A Sicilian Tradition: Embroidery as a Dowry
Rooted in Heritage
Embroidery has long been an integral part of Sicilian tradition, deeply rooted in culture and heritage. This art form holds immense significance, especially in the context of dowries and the importance of the family. Sicilian embroidery showcases the skill, creativity and cultural identity of the island’s inhabitants and artisans.
Passed down through generations, it serves as a powerful symbol of love, devotion, and the preservation of familial ties. Let’s delve into the rich history of embroidery in Sicily, exploring its role in dowries and how it embodies the cherished bond within families.
The tradition of embroidery in Sicily traces its origins back centuries. Sicily’s north coast has been referred to as the island’s very own Silk Road, running from Palermo to Messina. Everyone from the Phoenicians to the Greeks, the Romans to the Arabs, and the Normans to the Spanish have all at some time laid their claim to the island; their influences are clear to see.
Representing a fusion of diverse cultural elements, Sicily’s cultural heterogeneity has produced an incredibly distinct, and well preserved, art form. It flourished during the medieval period, when the art form found its place in both ecclesiastical and secular settings.
Its Role in Marriages is Integral to Sicilian Tradition
In Sicilian culture, the dowry has played a crucial role in the institution of marriage. It consists of various items, including embroidered linens, clothes, and household textiles. Embroidered dowries were meticulously crafted by the bride or her female relatives, serving as a tangible representation of love, dedication and a demonstration of the bride’s skills. Each piece carried personal meaning and the amount of embroidery in a dowry symbolised the family’s wealth and status.
The most common items found in Sicilian dowries were sheets, pillowcases, tablecloths and decorative linens. Intricate motifs, such as stylised flowers, birds, geometrical patterns, and mythological figures, were meticulously stitched using vibrant threads.

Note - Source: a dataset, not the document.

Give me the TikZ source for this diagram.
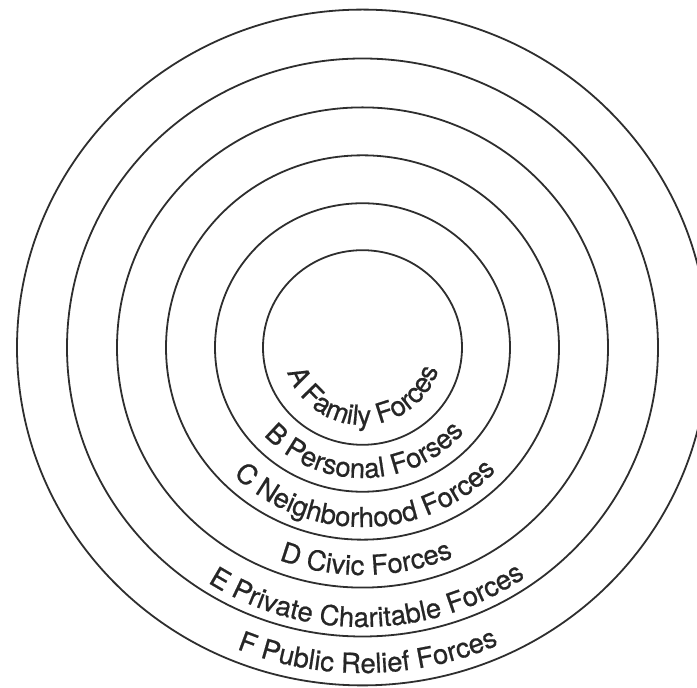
\documentclass[tikz,border=0pt]{standalone}
\usepackage{fontspec}
\newfontfamily\ringfont[FakeBold=0.6]{TeX Gyre Heros}
\usetikzlibrary{decorations.text}
\begin{document}
\begin{tikzpicture}[x=1pt,y=1pt,
  ring/.style={line width=1.8pt, draw=black!82},
  ringlabel/.style={decorate, decoration={text along path, text align=center,
     text={|\ringfont\fontsize{27.5}{27.5}\selectfont\color{black!85}|#1}}}]
\useasboundingbox (0,0) rectangle (697,688);
\clip (0,0) rectangle (697,688);
\coordinate (c) at (362.5,340.5);
\foreach \r in {99.5,147.5,196.5,245.5,295.5,345.5}
  \draw[ring] (c) ellipse [x radius=\r, y radius=0.978*\r];
\path[ringlabel={A Family Forces}] ([shift={(181:79.2 and 77.5)}]c) arc[start angle=181, end angle=361, x radius=79.2, y radius=77.5];
\path[ringlabel={B Personal Forses}] ([shift={(181:133.4 and 130.5)}]c) arc[start angle=181, end angle=361, x radius=133.4, y radius=130.5];
\path[ringlabel={C Neighborhood Forces}] ([shift={(181:183.5 and 179.5)}]c) arc[start angle=181, end angle=361, x radius=183.5, y radius=179.5];
\path[ringlabel={D Civic Forces}] ([shift={(181:232.6 and 227.5)}]c) arc[start angle=181, end angle=361, x radius=232.6, y radius=227.5];
\path[ringlabel={E Private Charitable Forces}] ([shift={(181:285.8 and 279.5)}]c) arc[start angle=181, end angle=361, x radius=285.8, y radius=279.5];
\path[ringlabel={F Public Relief Forces}] ([shift={(181:332.8 and 325.5)}]c) arc[start angle=181, end angle=361, x radius=332.8, y radius=325.5];
\end{tikzpicture}
\end{document}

The embroidery techniques employed included punto antico (antique stitch), punto a reticella (reticella stitch) and punto a giorno (openwork stitch). The Sfilato style, where threads are drawn back through, is perhaps the most famous and requires incredible mathematical precision, more on this style here. These stitches brought texture and depth to the designs, enhancing their visual appeal.
A Symbol of Sicilian Tradition and Family Heritage
Embroidery in Sicily holds deep significance as a symbol of family heritage. The craft was passed down from one generation to the next, with mothers teaching their daughters the intricate techniques and patterns. As young girls, they would practise their skills under the watchful eyes of their experienced relatives, ensuring the continuation of the family’s embroidery legacy.

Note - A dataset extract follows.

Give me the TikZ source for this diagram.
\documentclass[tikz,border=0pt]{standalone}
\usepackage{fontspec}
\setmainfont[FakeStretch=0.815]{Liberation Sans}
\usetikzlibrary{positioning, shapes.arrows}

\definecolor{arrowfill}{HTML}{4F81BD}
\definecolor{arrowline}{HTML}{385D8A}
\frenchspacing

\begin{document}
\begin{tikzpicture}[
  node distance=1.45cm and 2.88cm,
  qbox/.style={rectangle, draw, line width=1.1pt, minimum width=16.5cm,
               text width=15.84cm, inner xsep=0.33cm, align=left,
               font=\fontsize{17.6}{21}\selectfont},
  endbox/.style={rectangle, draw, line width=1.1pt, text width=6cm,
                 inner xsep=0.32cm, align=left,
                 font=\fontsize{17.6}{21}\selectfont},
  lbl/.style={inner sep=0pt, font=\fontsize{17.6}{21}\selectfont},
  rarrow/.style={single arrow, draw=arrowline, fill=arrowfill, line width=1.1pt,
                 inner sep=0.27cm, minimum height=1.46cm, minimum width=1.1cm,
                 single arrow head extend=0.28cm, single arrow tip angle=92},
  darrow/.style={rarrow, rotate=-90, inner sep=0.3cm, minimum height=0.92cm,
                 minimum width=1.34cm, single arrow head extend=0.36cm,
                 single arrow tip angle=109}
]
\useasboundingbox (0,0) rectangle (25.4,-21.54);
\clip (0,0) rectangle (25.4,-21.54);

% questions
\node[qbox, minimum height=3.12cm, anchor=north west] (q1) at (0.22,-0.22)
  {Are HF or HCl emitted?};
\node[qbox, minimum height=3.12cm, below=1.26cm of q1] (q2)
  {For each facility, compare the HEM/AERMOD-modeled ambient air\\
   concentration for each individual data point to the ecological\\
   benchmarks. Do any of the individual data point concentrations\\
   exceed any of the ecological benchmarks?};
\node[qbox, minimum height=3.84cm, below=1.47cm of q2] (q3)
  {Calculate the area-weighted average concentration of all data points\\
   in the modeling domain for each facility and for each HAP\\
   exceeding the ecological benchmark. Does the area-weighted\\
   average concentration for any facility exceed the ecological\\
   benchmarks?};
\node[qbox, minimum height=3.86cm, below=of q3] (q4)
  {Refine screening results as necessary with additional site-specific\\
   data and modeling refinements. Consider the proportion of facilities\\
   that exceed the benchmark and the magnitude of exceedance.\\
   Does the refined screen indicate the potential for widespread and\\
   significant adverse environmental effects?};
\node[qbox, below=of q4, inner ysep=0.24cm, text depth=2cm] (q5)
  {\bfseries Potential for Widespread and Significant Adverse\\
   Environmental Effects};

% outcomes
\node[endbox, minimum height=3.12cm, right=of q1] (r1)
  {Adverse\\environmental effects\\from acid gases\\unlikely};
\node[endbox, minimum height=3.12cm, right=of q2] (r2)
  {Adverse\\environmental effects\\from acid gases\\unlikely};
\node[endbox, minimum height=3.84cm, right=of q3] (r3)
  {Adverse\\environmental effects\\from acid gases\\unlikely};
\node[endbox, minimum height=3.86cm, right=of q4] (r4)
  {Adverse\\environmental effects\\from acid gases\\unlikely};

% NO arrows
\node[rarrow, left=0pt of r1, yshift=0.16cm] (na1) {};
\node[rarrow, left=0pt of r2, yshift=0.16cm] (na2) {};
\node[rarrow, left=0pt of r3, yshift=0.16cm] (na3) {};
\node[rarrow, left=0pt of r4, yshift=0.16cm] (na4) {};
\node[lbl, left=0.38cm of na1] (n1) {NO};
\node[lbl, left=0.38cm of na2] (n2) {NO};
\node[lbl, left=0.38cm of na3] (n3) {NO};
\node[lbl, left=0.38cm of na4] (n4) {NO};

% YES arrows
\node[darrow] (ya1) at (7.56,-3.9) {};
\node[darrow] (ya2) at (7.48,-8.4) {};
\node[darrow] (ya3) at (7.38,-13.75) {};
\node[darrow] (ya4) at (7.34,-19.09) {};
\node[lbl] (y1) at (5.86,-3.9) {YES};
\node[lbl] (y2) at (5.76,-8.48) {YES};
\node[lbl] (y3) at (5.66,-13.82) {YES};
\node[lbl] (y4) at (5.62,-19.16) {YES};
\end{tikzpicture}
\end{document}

Embroidered linens were treasured heirlooms that connected generations. They represented the love and care poured into each stitch, becoming cherished keepsakes that bridged the gap between past and present. These linens were often used during special occasions and religious celebrations, where they formed the backdrop of family gatherings and festive feasts.
Additionally, embroidered pieces were used to mark significant life events. Baptismal gowns, communion dresses, and wedding veils were intricately embellished, carrying the family’s history and blessings into these milestones. Such items became tangible reminders of the family’s roots, preserving memories for generations to come.
How MANIMA Strives to Protect this Tradition
Unfortunately in recent years this tradition isn’t as strong as it was, due in part to the changing socioeconomic situation of women across the world, particularly in Italy. Craftswomen are now working mostly out of the public eye, with many moonlighting to make ends meet.
More so now than ever before craftswomanship offers a real chance for economic revival in Italy. Female employment is at a record high of 70% in Southern Italy, due to a lack of academic and professional training. With over two million female artisans, empowering their work is an important economic driver in the fight against unemployment.
At MANIMA we want to empower their work. We want to preserve the tradition of embroidery in Sicily. We want to regenerate their incredible industry, valuing them the way they deserve to be.
Embroidery in Sicily stands as a testament to the tradition of dowries and the enduring bond of family. Its intricate designs and skilful craftsmanship have woven together generations, creating a rich tapestry of Sicilian culture and heritage. Through the delicate artistry of embroidery, Sicily’s families have preserved their stories, love, and devotion, showcasing the beauty and significance of this ancient craft. Today, Sicilian embroidery is cherished for its cultural value and revered as a link to the island’s past.